SINGAPORE (AFP) – Crude hit fresh five-year-lows Monday following another weak batch of trade data out of China, while prices were also pressured by the strengthening dollar, analysts said.
US benchmark West Texas Intermediate (WTI) for January delivery was down 76 cents at $65.08 in afternoon trade. Brent crude slipped 87 cents to $68.20.
WTI is sitting at its lowest point since July 2009 and Brent is at lows not seen since October 2009, with the contract continuing to be hurt by OPEC’s decision last month to maintain output despite a global supply glut.
“Investors are casting their eye on the Chinese trade data at the moment… weakness could mean pressure on Brent,” said David Lennox, resource analyst at Fat Prophets in Sydney.

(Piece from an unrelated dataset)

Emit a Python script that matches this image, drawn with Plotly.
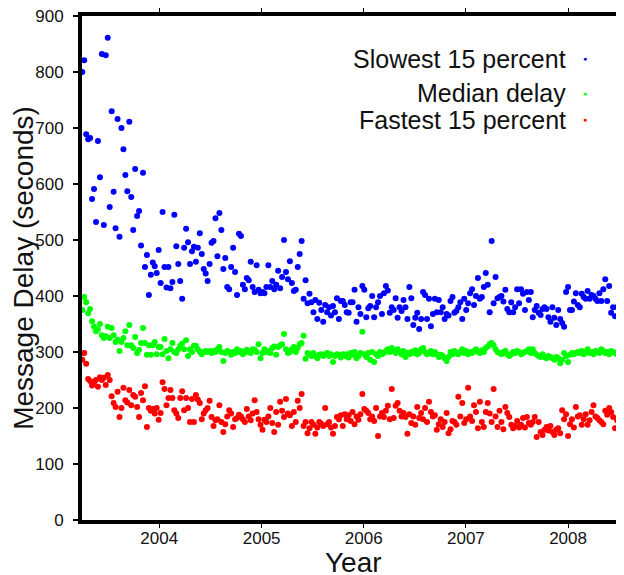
import pandas as pd
import plotly.graph_objects as go

# Weekly samples starting early April 2003
start_date = "2003-04-01"

slowest_15 = [
    800,821,689,680,682,573,591,532,677,612,832,527,830,861,559,730,586,521,716,506,700,662,616,
    587,711,577,518,627,543,552,490,620,452,473,402,438,460,453,441,482,423,550,452,415,452,414,
    425,545,489,457,427,395,486,520,496,457,480,488,461,486,512,475,448,440,427,457,495,498,539,
    471,548,518,448,468,416,412,452,486,443,402,511,507,420,412,432,428,461,416,407,455,411,405,
    407,405,416,455,416,427,412,420,445,414,434,500,443,430,462,423,409,411,452,475,498,395,428,
    387,404,389,371,393,359,388,375,354,384,371,380,365,382,371,396,359,391,391,384,371,370,389,
    389,411,354,380,368,418,411,362,378,382,400,362,380,389,400,368,405,418,410,370,380,375,396,
    361,380,373,393,380,359,416,396,348,361,370,341,359,407,402,359,395,346,368,395,371,393,371,
    380,359,368,365,391,398,370,373,380,389,359,395,375,387,405,412,384,400,432,395,398,416,441,
    420,371,498,387,434,396,398,400,390,411,377,371,389,371,380,412,387,412,404,375,407,393,407,
    362,375,382,370,366,377,380,377,362,354,380,361,348,375,359,352,345,407,416,375,375,390,405,
    384,380,404,398,395,409,395,402,400,395,391,405,391,412,430,391,418,370,380,364,380,398,375,
]

median_delay = [
    375,398,389,369,377,355,345,337,340,350,330,325,328,345,325,343,330,318,322,302,318,325,337,
    312,348,312,307,327,298,304,316,343,316,295,312,295,312,318,296,309,309,296,323,302,289,305,
    316,300,298,305,311,315,305,321,293,305,300,311,311,305,300,296,300,302,300,302,298,302,300,
    305,309,300,284,298,302,300,295,300,298,305,300,302,296,300,304,300,298,305,304,300,314,289,
    298,305,300,302,298,307,310,295,309,312,314,332,305,298,300,305,309,300,307,314,316,329,288,
    298,296,293,298,293,289,295,296,293,296,298,293,296,282,293,296,295,290,296,293,296,290,298,
    295,300,289,293,298,336,296,291,298,286,300,282,296,293,300,296,298,302,305,300,307,302,298,
    305,300,296,302,291,298,296,300,298,303,296,298,305,307,300,296,298,302,296,300,296,291,295,
    293,289,284,291,300,296,302,298,296,300,305,298,302,296,300,298,302,305,300,298,303,300,307,
    310,314,316,312,305,300,298,296,300,302,296,293,296,300,298,302,300,296,298,300,302,305,298,
    305,298,295,293,291,296,291,289,293,291,289,286,291,289,280,286,298,293,282,295,298,296,298,
    300,298,302,296,300,305,298,300,296,302,300,298,305,302,298,300,296,302,300,298,296,300,296,
]

fastest_15 = [
    286,298,279,252,248,240,245,250,238,255,250,254,241,259,250,221,209,202,229,184,200,236,214,
    210,232,205,223,220,202,184,227,214,239,166,200,195,198,190,200,179,191,246,234,205,218,232,
    218,196,190,182,218,230,196,218,200,175,216,175,223,215,209,180,190,196,200,213,184,168,178,
    180,205,175,157,171,185,196,190,166,180,182,188,185,180,175,198,185,178,190,214,193,180,170,
    161,179,175,185,200,173,157,193,170,211,195,184,216,190,187,168,193,175,213,200,225,168,175,
    155,164,175,170,154,165,175,172,168,200,171,175,165,154,168,184,180,187,168,189,180,187,177,
    193,171,185,179,189,225,198,195,191,180,185,177,200,150,185,191,184,195,204,180,234,182,204,
    209,195,185,191,184,154,189,173,185,170,202,182,191,180,200,175,211,193,185,187,161,171,180,
    166,175,191,155,162,177,175,170,220,185,209,173,180,236,185,177,205,193,164,211,175,166,193,
    209,190,175,234,185,166,195,175,162,202,191,184,170,164,168,177,165,170,182,165,184,173,170,
    175,184,148,175,157,152,161,166,160,168,157,152,161,164,155,196,180,189,150,171,180,165,202,
    185,187,170,180,189,170,178,193,205,185,182,178,175,171,195,188,200,193,184,164,178,182,209,
]

series_names = ["Slowest 15 percent", "Median delay", "Fastest 15 percent"]
series_colors = ["#0000FF", "#00FF00", "#FF0000"]
series_values = [slowest_15, median_delay, fastest_15]

n = max(len(v) for v in series_values)
dates = pd.date_range(start_date, periods=n, freq="7D")

fig = go.Figure()
for name, color, vals in zip(series_names, series_colors, series_values):
    fig.add_trace(go.Scatter(
        x=dates[:len(vals)], y=vals, mode="markers", name=name,
        marker=dict(color=color, size=6, line=dict(width=0)),
        showlegend=False,
    ))

FONT = "Liberation Sans, Arial, sans-serif"

# legend drawn as right-aligned labels with a dot to the right
legend_y = [0.9147, 0.8472, 0.7937]
for name, color, yy in zip(series_names, series_colors, legend_y):
    fig.add_annotation(xref="paper", yref="paper", x=0.8967, y=yy,
                       xanchor="right", yanchor="middle", showarrow=False,
                       text=name, font=dict(family=FONT, size=25, color="#111"))
    fig.add_annotation(xref="paper", yref="paper", x=0.928, y=yy,
                       xanchor="center", yanchor="middle", showarrow=False,
                       text="●", font=dict(family=FONT, size=7, color=color))

# x-axis title placed as in the reference
fig.add_annotation(xref="paper", yref="paper", x=0.5, y=-0.0853,
                   xanchor="center", yanchor="middle", showarrow=False,
                   text="Year", font=dict(family=FONT, size=28, color="#111"))

fig.update_layout(
    width=616, height=567,
    margin=dict(l=74, r=0, t=8, b=55),
    paper_bgcolor="white", plot_bgcolor="white",
    font=dict(family=FONT, color="#111"),
    xaxis=dict(
        type="date",
        range=["2003-03-31", "2008-07-19"],
        tick0="2004-01-01", dtick="M12", tickformat="%Y",
        showgrid=False, zeroline=False,
        showline=True, linecolor="black", linewidth=4, mirror="ticks",
        ticks="outside", ticklen=4, tickwidth=1, tickcolor="black",
        ticklabelstandoff=-4,
        tickfont=dict(family=FONT, size=17, color="#111"),
        automargin=False,
    ),
    yaxis=dict(
        range=[0, 900], dtick=100,
        showgrid=False, zeroline=False,
        showline=True, linecolor="black", linewidth=4,
        ticks="outside", ticklen=5, tickwidth=2, tickcolor="black",
        ticklabelstandoff=6, ticklabeloverflow="allow",
        tickfont=dict(family=FONT, size=17, color="#111"),
        title=dict(text="Message Delay (seconds)", font=dict(family=FONT, size=28, color="#111"), standoff=4),
        automargin=False,
    ),
)

fig.write_html("out.html")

China said Monday that exports grew just 4.7 per cent year-on-year to $211.66 billion in November while imports dropped 6.7 per cent to $157.19 billion.
Analysts had expected exports to grow 8.0 per cent and imports to expand 3.9 per cent.
Falling commodity prices, including oil, which has slumped by about 40 per cent since June, “will have weighed on the value of commodity imports”, research house Capital Economics said in a note.
“The sharp fall (in Chinese imports) also hints at a further cooling of domestic demand,” it said.
Trade figures out of China, the world’s top energy consumer, are closely watched for their impact on crude prices, especially the more internationally leveraged Brent contract.